>> Begin
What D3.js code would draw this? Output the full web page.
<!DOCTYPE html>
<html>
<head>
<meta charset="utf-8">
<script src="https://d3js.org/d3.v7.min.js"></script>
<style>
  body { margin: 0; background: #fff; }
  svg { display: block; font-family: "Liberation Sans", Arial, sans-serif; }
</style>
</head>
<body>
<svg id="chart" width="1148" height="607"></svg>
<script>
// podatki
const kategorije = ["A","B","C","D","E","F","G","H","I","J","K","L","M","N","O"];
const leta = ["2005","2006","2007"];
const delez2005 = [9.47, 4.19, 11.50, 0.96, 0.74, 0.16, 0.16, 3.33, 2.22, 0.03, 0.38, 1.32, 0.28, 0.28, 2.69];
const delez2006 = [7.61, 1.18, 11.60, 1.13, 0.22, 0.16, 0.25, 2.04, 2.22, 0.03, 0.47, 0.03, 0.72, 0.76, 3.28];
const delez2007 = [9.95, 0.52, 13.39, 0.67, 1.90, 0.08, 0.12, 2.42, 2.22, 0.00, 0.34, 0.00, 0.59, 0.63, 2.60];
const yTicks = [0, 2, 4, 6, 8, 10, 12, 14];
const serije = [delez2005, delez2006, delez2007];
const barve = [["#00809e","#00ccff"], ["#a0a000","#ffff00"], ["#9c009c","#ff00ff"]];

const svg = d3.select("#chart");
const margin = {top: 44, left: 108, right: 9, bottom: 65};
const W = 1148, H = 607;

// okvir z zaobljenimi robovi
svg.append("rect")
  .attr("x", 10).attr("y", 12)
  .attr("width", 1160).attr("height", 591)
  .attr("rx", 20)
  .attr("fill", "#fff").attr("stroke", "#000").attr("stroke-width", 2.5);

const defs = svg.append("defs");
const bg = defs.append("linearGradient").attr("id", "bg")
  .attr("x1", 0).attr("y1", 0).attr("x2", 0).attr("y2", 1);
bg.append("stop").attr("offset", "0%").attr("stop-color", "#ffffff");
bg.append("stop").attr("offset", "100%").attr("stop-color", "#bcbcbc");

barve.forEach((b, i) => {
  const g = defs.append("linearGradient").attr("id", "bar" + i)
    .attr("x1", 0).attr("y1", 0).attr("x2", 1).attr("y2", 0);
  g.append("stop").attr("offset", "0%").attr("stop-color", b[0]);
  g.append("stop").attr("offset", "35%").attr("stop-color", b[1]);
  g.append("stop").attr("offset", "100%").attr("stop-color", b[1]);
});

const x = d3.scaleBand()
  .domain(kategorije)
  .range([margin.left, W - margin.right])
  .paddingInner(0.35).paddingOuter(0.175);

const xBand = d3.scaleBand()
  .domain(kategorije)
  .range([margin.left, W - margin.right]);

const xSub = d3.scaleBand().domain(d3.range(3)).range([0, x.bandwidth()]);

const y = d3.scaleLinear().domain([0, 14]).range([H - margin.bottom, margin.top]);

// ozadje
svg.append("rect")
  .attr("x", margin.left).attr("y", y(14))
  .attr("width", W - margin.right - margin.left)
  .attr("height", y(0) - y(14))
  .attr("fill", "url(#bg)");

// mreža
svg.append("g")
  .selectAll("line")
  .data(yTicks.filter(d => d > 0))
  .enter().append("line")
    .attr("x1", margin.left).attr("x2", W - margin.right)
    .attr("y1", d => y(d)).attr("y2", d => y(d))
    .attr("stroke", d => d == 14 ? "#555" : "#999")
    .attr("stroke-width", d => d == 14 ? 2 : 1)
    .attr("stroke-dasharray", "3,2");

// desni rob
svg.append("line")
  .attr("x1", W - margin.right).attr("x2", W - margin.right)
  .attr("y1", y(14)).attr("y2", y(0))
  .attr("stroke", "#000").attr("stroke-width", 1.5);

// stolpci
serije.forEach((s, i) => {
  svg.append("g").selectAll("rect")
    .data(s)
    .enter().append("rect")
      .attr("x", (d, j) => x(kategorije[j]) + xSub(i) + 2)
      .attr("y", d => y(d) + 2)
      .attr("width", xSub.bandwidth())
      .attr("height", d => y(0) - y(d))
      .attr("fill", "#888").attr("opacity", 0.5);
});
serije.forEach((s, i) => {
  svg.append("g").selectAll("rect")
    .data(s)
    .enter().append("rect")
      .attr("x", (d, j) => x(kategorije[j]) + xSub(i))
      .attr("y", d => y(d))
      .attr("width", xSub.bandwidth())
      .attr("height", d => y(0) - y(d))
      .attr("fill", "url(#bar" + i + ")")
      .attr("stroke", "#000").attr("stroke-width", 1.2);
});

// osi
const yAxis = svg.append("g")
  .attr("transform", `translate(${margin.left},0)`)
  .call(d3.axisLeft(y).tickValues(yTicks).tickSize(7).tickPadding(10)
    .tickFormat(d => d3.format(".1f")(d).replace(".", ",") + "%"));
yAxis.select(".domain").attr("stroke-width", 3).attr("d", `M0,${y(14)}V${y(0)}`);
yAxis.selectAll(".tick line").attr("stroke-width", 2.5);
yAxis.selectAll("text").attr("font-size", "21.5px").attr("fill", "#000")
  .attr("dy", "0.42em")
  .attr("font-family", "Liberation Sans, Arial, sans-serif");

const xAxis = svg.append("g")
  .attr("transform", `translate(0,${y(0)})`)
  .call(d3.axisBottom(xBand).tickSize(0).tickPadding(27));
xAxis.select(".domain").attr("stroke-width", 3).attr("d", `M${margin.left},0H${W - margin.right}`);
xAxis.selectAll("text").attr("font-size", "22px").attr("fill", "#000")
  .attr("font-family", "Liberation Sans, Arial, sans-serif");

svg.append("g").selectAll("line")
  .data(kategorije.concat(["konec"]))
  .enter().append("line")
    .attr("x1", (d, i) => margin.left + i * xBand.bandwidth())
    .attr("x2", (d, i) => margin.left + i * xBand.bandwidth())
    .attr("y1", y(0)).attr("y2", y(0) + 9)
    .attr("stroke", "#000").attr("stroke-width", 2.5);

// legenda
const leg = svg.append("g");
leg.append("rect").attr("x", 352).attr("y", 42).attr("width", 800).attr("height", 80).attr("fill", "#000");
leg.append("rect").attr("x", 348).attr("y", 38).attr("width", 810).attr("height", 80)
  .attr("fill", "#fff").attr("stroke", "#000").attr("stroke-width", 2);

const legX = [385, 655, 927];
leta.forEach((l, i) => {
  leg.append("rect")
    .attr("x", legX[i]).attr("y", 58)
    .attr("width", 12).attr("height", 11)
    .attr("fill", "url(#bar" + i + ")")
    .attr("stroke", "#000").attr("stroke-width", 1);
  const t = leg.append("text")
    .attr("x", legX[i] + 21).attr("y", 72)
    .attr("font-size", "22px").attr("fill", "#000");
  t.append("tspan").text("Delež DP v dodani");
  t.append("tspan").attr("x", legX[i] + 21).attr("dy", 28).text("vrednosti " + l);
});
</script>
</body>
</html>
>> End
Copy all of the data exactly.

• _Written solution_
What D3.js code would draw this? Output the full web page.
<!DOCTYPE html>
<html>
<head>
<meta charset="utf-8">
<script src="https://d3js.org/d3.v7.min.js"></script>
<style>
  body { margin: 0; background: #fff; }
  svg { display: block; font-family: "Liberation Sans", Arial, sans-serif; }
</style>
</head>
<body>
<svg id="chart" width="1148" height="607"></svg>
<script>
// podatki
const kategorije = ["A","B","C","D","E","F","G","H","I","J","K","L","M","N","O"];
const leta = ["2005","2006","2007"];
const delez2005 = [9.47, 4.19, 11.50, 0.96, 0.74, 0.16, 0.16, 3.33, 2.22, 0.03, 0.38, 1.32, 0.28, 0.28, 2.69];
const delez2006 = [7.61, 1.18, 11.60, 1.13, 0.22, 0.16, 0.25, 2.04, 2.22, 0.03, 0.47, 0.03, 0.72, 0.76, 3.28];
const delez2007 = [9.95, 0.52, 13.39, 0.67, 1.90, 0.08, 0.12, 2.42, 2.22, 0.00, 0.34, 0.00, 0.59, 0.63, 2.60];
const yTicks = [0, 2, 4, 6, 8, 10, 12, 14];
const serije = [delez2005, delez2006, delez2007];
const barve = [["#00809e","#00ccff"], ["#a0a000","#ffff00"], ["#9c009c","#ff00ff"]];

const svg = d3.select("#chart");
const margin = {top: 44, left: 108, right: 9, bottom: 65};
const W = 1148, H = 607;

// okvir z zaobljenimi robovi
svg.append("rect")
  .attr("x", 10).attr("y", 12)
  .attr("width", 1160).attr("height", 591)
  .attr("rx", 20)
  .attr("fill", "#fff").attr("stroke", "#000").attr("stroke-width", 2.5);

const defs = svg.append("defs");
const bg = defs.append("linearGradient").attr("id", "bg")
  .attr("x1", 0).attr("y1", 0).attr("x2", 0).attr("y2", 1);
bg.append("stop").attr("offset", "0%").attr("stop-color", "#ffffff");
bg.append("stop").attr("offset", "100%").attr("stop-color", "#bcbcbc");

barve.forEach((b, i) => {
  const g = defs.append("linearGradient").attr("id", "bar" + i)
    .attr("x1", 0).attr("y1", 0).attr("x2", 1).attr("y2", 0);
  g.append("stop").attr("offset", "0%").attr("stop-color", b[0]);
  g.append("stop").attr("offset", "35%").attr("stop-color", b[1]);
  g.append("stop").attr("offset", "100%").attr("stop-color", b[1]);
});

const x = d3.scaleBand()
  .domain(kategorije)
  .range([margin.left, W - margin.right])
  .paddingInner(0.35).paddingOuter(0.175);

const xBand = d3.scaleBand()
  .domain(kategorije)
  .range([margin.left, W - margin.right]);

const xSub = d3.scaleBand().domain(d3.range(3)).range([0, x.bandwidth()]);

const y = d3.scaleLinear().domain([0, 14]).range([H - margin.bottom, margin.top]);

// ozadje
svg.append("rect")
  .attr("x", margin.left).attr("y", y(14))
  .attr("width", W - margin.right - margin.left)
  .attr("height", y(0) - y(14))
  .attr("fill", "url(#bg)");

// mreža
svg.append("g")
  .selectAll("line")
  .data(yTicks.filter(d => d > 0))
  .enter().append("line")
    .attr("x1", margin.left).attr("x2", W - margin.right)
    .attr("y1", d => y(d)).attr("y2", d => y(d))
    .attr("stroke", d => d == 14 ? "#555" : "#999")
    .attr("stroke-width", d => d == 14 ? 2 : 1)
    .attr("stroke-dasharray", "3,2");

// desni rob
svg.append("line")
  .attr("x1", W - margin.right).attr("x2", W - margin.right)
  .attr("y1", y(14)).attr("y2", y(0))
  .attr("stroke", "#000").attr("stroke-width", 1.5);

// stolpci
serije.forEach((s, i) => {
  svg.append("g").selectAll("rect")
    .data(s)
    .enter().append("rect")
      .attr("x", (d, j) => x(kategorije[j]) + xSub(i) + 2)
      .attr("y", d => y(d) + 2)
      .attr("width", xSub.bandwidth())
      .attr("height", d => y(0) - y(d))
      .attr("fill", "#888").attr("opacity", 0.5);
});
serije.forEach((s, i) => {
  svg.append("g").selectAll("rect")
    .data(s)
    .enter().append("rect")
      .attr("x", (d, j) => x(kategorije[j]) + xSub(i))
      .attr("y", d => y(d))
      .attr("width", xSub.bandwidth())
      .attr("height", d => y(0) - y(d))
      .attr("fill", "url(#bar" + i + ")")
      .attr("stroke", "#000").attr("stroke-width", 1.2);
});

// osi
const yAxis = svg.append("g")
  .attr("transform", `translate(${margin.left},0)`)
  .call(d3.axisLeft(y).tickValues(yTicks).tickSize(7).tickPadding(10)
    .tickFormat(d => d3.format(".1f")(d).replace(".", ",") + "%"));
yAxis.select(".domain").attr("stroke-width", 3).attr("d", `M0,${y(14)}V${y(0)}`);
yAxis.selectAll(".tick line").attr("stroke-width", 2.5);
yAxis.selectAll("text").attr("font-size", "21.5px").attr("fill", "#000")
  .attr("dy", "0.42em")
  .attr("font-family", "Liberation Sans, Arial, sans-serif");

const xAxis = svg.append("g")
  .attr("transform", `translate(0,${y(0)})`)
  .call(d3.axisBottom(xBand).tickSize(0).tickPadding(27));
xAxis.select(".domain").attr("stroke-width", 3).attr("d", `M${margin.left},0H${W - margin.right}`);
xAxis.selectAll("text").attr("font-size", "22px").attr("fill", "#000")
  .attr("font-family", "Liberation Sans, Arial, sans-serif");

svg.append("g").selectAll("line")
  .data(kategorije.concat(["konec"]))
  .enter().append("line")
    .attr("x1", (d, i) => margin.left + i * xBand.bandwidth())
    .attr("x2", (d, i) => margin.left + i * xBand.bandwidth())
    .attr("y1", y(0)).attr("y2", y(0) + 9)
    .attr("stroke", "#000").attr("stroke-width", 2.5);

// legenda
const leg = svg.append("g");
leg.append("rect").attr("x", 352).attr("y", 42).attr("width", 800).attr("height", 80).attr("fill", "#000");
leg.append("rect").attr("x", 348).attr("y", 38).attr("width", 810).attr("height", 80)
  .attr("fill", "#fff").attr("stroke", "#000").attr("stroke-width", 2);

const legX = [385, 655, 927];
leta.forEach((l, i) => {
  leg.append("rect")
    .attr("x", legX[i]).attr("y", 58)
    .attr("width", 12).attr("height", 11)
    .attr("fill", "url(#bar" + i + ")")
    .attr("stroke", "#000").attr("stroke-width", 1);
  const t = leg.append("text")
    .attr("x", legX[i] + 21).attr("y", 72)
    .attr("font-size", "22px").attr("fill", "#000");
  t.append("tspan").text("Delež DP v dodani");
  t.append("tspan").attr("x", legX[i] + 21).attr("dy", 28).text("vrednosti " + l);
});
</script>
</body>
</html>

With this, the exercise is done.